[Dataset excerpt]
•••

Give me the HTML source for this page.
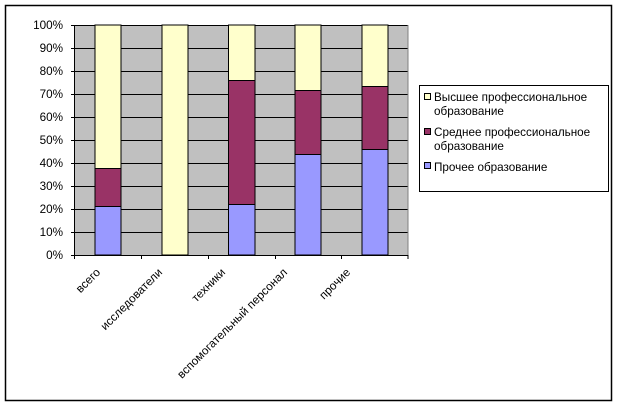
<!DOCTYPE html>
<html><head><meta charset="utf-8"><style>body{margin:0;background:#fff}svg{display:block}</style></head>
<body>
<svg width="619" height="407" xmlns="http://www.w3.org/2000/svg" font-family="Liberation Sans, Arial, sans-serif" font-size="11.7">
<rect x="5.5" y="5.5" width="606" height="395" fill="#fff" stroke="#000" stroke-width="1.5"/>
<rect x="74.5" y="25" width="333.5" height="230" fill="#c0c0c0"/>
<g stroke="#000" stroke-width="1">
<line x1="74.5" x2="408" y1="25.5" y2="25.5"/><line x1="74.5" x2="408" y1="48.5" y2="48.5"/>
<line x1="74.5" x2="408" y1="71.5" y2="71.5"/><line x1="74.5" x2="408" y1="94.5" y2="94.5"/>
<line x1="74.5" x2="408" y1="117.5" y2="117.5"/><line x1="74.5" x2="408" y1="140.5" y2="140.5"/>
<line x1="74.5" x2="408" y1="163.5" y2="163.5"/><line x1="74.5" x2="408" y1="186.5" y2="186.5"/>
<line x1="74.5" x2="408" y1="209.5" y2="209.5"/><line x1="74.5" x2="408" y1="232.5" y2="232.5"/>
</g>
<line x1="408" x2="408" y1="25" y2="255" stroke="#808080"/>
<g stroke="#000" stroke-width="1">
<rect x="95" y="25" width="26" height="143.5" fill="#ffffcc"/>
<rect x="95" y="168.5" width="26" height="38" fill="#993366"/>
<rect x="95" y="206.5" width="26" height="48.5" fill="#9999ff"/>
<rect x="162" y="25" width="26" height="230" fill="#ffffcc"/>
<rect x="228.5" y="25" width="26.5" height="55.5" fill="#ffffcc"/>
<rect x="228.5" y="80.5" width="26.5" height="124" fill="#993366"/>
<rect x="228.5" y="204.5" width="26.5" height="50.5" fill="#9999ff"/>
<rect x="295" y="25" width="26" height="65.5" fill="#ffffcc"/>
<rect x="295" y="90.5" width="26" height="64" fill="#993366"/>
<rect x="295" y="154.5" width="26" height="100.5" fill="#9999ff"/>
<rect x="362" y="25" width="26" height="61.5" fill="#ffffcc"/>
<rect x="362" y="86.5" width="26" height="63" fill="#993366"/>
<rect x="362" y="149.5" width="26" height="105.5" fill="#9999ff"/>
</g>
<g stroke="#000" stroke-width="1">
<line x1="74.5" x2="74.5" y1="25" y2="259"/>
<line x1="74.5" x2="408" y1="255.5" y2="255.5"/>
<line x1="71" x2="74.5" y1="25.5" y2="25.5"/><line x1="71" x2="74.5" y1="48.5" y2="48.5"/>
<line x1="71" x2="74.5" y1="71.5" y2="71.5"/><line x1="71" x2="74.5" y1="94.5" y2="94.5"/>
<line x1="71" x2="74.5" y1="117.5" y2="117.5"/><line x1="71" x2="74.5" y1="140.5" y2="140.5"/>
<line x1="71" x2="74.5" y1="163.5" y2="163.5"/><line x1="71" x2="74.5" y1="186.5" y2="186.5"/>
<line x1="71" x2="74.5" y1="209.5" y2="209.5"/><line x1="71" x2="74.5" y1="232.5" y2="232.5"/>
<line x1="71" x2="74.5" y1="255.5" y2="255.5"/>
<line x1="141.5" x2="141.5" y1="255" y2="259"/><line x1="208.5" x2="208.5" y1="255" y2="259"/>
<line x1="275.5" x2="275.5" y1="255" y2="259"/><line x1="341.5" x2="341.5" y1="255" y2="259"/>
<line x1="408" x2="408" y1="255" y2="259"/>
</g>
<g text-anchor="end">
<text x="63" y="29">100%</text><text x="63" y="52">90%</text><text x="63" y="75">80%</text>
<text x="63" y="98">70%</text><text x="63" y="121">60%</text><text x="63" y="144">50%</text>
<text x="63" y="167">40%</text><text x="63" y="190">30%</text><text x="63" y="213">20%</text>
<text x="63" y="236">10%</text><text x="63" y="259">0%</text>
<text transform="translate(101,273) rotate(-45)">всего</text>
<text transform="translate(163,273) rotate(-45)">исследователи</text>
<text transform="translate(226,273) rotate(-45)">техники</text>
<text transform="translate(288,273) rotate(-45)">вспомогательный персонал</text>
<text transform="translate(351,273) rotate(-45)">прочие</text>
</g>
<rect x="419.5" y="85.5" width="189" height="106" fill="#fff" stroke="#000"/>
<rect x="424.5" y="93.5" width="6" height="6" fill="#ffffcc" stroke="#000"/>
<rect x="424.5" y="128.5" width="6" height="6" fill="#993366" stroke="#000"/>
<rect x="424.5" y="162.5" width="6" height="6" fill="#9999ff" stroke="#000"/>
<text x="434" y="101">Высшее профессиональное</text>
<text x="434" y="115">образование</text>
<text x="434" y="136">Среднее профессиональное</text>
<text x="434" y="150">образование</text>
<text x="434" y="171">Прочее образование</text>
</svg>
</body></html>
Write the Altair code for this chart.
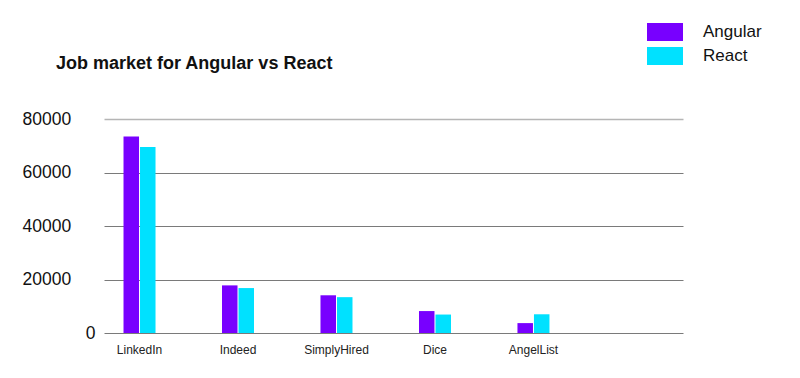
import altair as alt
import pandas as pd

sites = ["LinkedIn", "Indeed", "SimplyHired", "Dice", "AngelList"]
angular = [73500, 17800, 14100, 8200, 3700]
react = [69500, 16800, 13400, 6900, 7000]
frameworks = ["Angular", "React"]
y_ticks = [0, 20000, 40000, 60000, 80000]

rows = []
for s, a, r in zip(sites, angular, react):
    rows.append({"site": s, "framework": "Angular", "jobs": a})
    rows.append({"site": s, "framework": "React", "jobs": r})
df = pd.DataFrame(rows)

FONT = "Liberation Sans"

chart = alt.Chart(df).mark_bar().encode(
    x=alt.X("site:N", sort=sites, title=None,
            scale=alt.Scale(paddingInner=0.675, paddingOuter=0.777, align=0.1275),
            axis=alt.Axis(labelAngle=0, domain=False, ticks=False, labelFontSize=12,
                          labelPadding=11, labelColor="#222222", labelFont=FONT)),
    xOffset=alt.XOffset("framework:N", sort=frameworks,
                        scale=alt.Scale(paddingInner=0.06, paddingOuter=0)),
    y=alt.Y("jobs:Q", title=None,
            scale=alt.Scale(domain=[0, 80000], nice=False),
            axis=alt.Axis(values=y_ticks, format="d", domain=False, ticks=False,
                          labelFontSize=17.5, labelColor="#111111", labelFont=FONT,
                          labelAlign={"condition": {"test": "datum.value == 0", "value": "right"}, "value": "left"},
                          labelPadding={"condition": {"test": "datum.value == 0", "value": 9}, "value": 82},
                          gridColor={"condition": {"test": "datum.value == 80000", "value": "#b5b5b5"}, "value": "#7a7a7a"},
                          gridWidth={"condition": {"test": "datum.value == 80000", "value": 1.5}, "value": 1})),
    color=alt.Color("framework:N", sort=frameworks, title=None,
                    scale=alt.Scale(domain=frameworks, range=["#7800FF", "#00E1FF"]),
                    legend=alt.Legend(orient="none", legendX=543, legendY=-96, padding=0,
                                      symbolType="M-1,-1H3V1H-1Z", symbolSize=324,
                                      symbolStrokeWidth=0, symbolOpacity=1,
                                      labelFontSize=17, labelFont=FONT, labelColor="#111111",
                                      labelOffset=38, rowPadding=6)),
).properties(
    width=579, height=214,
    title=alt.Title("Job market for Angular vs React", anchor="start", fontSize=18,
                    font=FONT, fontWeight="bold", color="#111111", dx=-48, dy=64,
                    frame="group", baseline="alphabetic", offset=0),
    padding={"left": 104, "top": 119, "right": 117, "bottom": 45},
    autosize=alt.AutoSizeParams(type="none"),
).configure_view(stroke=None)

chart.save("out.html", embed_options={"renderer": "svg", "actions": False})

•••

### GIVEN TASK
The records above are to be reproduced exactly; the pictures are to be left out.

### SOLUTION
Give me the HTML source for this page.
<!DOCTYPE html>
<html><head><meta charset="utf-8"><style>body{margin:0;background:#fff}svg{display:block}</style></head>
<body>
<svg width="619" height="407" xmlns="http://www.w3.org/2000/svg" font-family="Liberation Sans, Arial, sans-serif" font-size="11.7">
<rect x="5.5" y="5.5" width="606" height="395" fill="#fff" stroke="#000" stroke-width="1.5"/>
<rect x="74.5" y="25" width="333.5" height="230" fill="#c0c0c0"/>
<g stroke="#000" stroke-width="1">
<line x1="74.5" x2="408" y1="25.5" y2="25.5"/><line x1="74.5" x2="408" y1="48.5" y2="48.5"/>
<line x1="74.5" x2="408" y1="71.5" y2="71.5"/><line x1="74.5" x2="408" y1="94.5" y2="94.5"/>
<line x1="74.5" x2="408" y1="117.5" y2="117.5"/><line x1="74.5" x2="408" y1="140.5" y2="140.5"/>
<line x1="74.5" x2="408" y1="163.5" y2="163.5"/><line x1="74.5" x2="408" y1="186.5" y2="186.5"/>
<line x1="74.5" x2="408" y1="209.5" y2="209.5"/><line x1="74.5" x2="408" y1="232.5" y2="232.5"/>
</g>
<line x1="408" x2="408" y1="25" y2="255" stroke="#808080"/>
<g stroke="#000" stroke-width="1">
<rect x="95" y="25" width="26" height="143.5" fill="#ffffcc"/>
<rect x="95" y="168.5" width="26" height="38" fill="#993366"/>
<rect x="95" y="206.5" width="26" height="48.5" fill="#9999ff"/>
<rect x="162" y="25" width="26" height="230" fill="#ffffcc"/>
<rect x="228.5" y="25" width="26.5" height="55.5" fill="#ffffcc"/>
<rect x="228.5" y="80.5" width="26.5" height="124" fill="#993366"/>
<rect x="228.5" y="204.5" width="26.5" height="50.5" fill="#9999ff"/>
<rect x="295" y="25" width="26" height="65.5" fill="#ffffcc"/>
<rect x="295" y="90.5" width="26" height="64" fill="#993366"/>
<rect x="295" y="154.5" width="26" height="100.5" fill="#9999ff"/>
<rect x="362" y="25" width="26" height="61.5" fill="#ffffcc"/>
<rect x="362" y="86.5" width="26" height="63" fill="#993366"/>
<rect x="362" y="149.5" width="26" height="105.5" fill="#9999ff"/>
</g>
<g stroke="#000" stroke-width="1">
<line x1="74.5" x2="74.5" y1="25" y2="259"/>
<line x1="74.5" x2="408" y1="255.5" y2="255.5"/>
<line x1="71" x2="74.5" y1="25.5" y2="25.5"/><line x1="71" x2="74.5" y1="48.5" y2="48.5"/>
<line x1="71" x2="74.5" y1="71.5" y2="71.5"/><line x1="71" x2="74.5" y1="94.5" y2="94.5"/>
<line x1="71" x2="74.5" y1="117.5" y2="117.5"/><line x1="71" x2="74.5" y1="140.5" y2="140.5"/>
<line x1="71" x2="74.5" y1="163.5" y2="163.5"/><line x1="71" x2="74.5" y1="186.5" y2="186.5"/>
<line x1="71" x2="74.5" y1="209.5" y2="209.5"/><line x1="71" x2="74.5" y1="232.5" y2="232.5"/>
<line x1="71" x2="74.5" y1="255.5" y2="255.5"/>
<line x1="141.5" x2="141.5" y1="255" y2="259"/><line x1="208.5" x2="208.5" y1="255" y2="259"/>
<line x1="275.5" x2="275.5" y1="255" y2="259"/><line x1="341.5" x2="341.5" y1="255" y2="259"/>
<line x1="408" x2="408" y1="255" y2="259"/>
</g>
<g text-anchor="end">
<text x="63" y="29">100%</text><text x="63" y="52">90%</text><text x="63" y="75">80%</text>
<text x="63" y="98">70%</text><text x="63" y="121">60%</text><text x="63" y="144">50%</text>
<text x="63" y="167">40%</text><text x="63" y="190">30%</text><text x="63" y="213">20%</text>
<text x="63" y="236">10%</text><text x="63" y="259">0%</text>
<text transform="translate(101,273) rotate(-45)">всего</text>
<text transform="translate(163,273) rotate(-45)">исследователи</text>
<text transform="translate(226,273) rotate(-45)">техники</text>
<text transform="translate(288,273) rotate(-45)">вспомогательный персонал</text>
<text transform="translate(351,273) rotate(-45)">прочие</text>
</g>
<rect x="419.5" y="85.5" width="189" height="106" fill="#fff" stroke="#000"/>
<rect x="424.5" y="93.5" width="6" height="6" fill="#ffffcc" stroke="#000"/>
<rect x="424.5" y="128.5" width="6" height="6" fill="#993366" stroke="#000"/>
<rect x="424.5" y="162.5" width="6" height="6" fill="#9999ff" stroke="#000"/>
<text x="434" y="101">Высшее профессиональное</text>
<text x="434" y="115">образование</text>
<text x="434" y="136">Среднее профессиональное</text>
<text x="434" y="150">образование</text>
<text x="434" y="171">Прочее образование</text>
</svg>
</body></html>
Write the Altair code for this chart.
import altair as alt
import pandas as pd

sites = ["LinkedIn", "Indeed", "SimplyHired", "Dice", "AngelList"]
angular = [73500, 17800, 14100, 8200, 3700]
react = [69500, 16800, 13400, 6900, 7000]
frameworks = ["Angular", "React"]
y_ticks = [0, 20000, 40000, 60000, 80000]

rows = []
for s, a, r in zip(sites, angular, react):
    rows.append({"site": s, "framework": "Angular", "jobs": a})
    rows.append({"site": s, "framework": "React", "jobs": r})
df = pd.DataFrame(rows)

FONT = "Liberation Sans"

chart = alt.Chart(df).mark_bar().encode(
    x=alt.X("site:N", sort=sites, title=None,
            scale=alt.Scale(paddingInner=0.675, paddingOuter=0.777, align=0.1275),
            axis=alt.Axis(labelAngle=0, domain=False, ticks=False, labelFontSize=12,
                          labelPadding=11, labelColor="#222222", labelFont=FONT)),
    xOffset=alt.XOffset("framework:N", sort=frameworks,
                        scale=alt.Scale(paddingInner=0.06, paddingOuter=0)),
    y=alt.Y("jobs:Q", title=None,
            scale=alt.Scale(domain=[0, 80000], nice=False),
            axis=alt.Axis(values=y_ticks, format="d", domain=False, ticks=False,
                          labelFontSize=17.5, labelColor="#111111", labelFont=FONT,
                          labelAlign={"condition": {"test": "datum.value == 0", "value": "right"}, "value": "left"},
                          labelPadding={"condition": {"test": "datum.value == 0", "value": 9}, "value": 82},
                          gridColor={"condition": {"test": "datum.value == 80000", "value": "#b5b5b5"}, "value": "#7a7a7a"},
                          gridWidth={"condition": {"test": "datum.value == 80000", "value": 1.5}, "value": 1})),
    color=alt.Color("framework:N", sort=frameworks, title=None,
                    scale=alt.Scale(domain=frameworks, range=["#7800FF", "#00E1FF"]),
                    legend=alt.Legend(orient="none", legendX=543, legendY=-96, padding=0,
                                      symbolType="M-1,-1H3V1H-1Z", symbolSize=324,
                                      symbolStrokeWidth=0, symbolOpacity=1,
                                      labelFontSize=17, labelFont=FONT, labelColor="#111111",
                                      labelOffset=38, rowPadding=6)),
).properties(
    width=579, height=214,
    title=alt.Title("Job market for Angular vs React", anchor="start", fontSize=18,
                    font=FONT, fontWeight="bold", color="#111111", dx=-48, dy=64,
                    frame="group", baseline="alphabetic", offset=0),
    padding={"left": 104, "top": 119, "right": 117, "bottom": 45},
    autosize=alt.AutoSizeParams(type="none"),
).configure_view(stroke=None)

chart.save("out.html", embed_options={"renderer": "svg", "actions": False})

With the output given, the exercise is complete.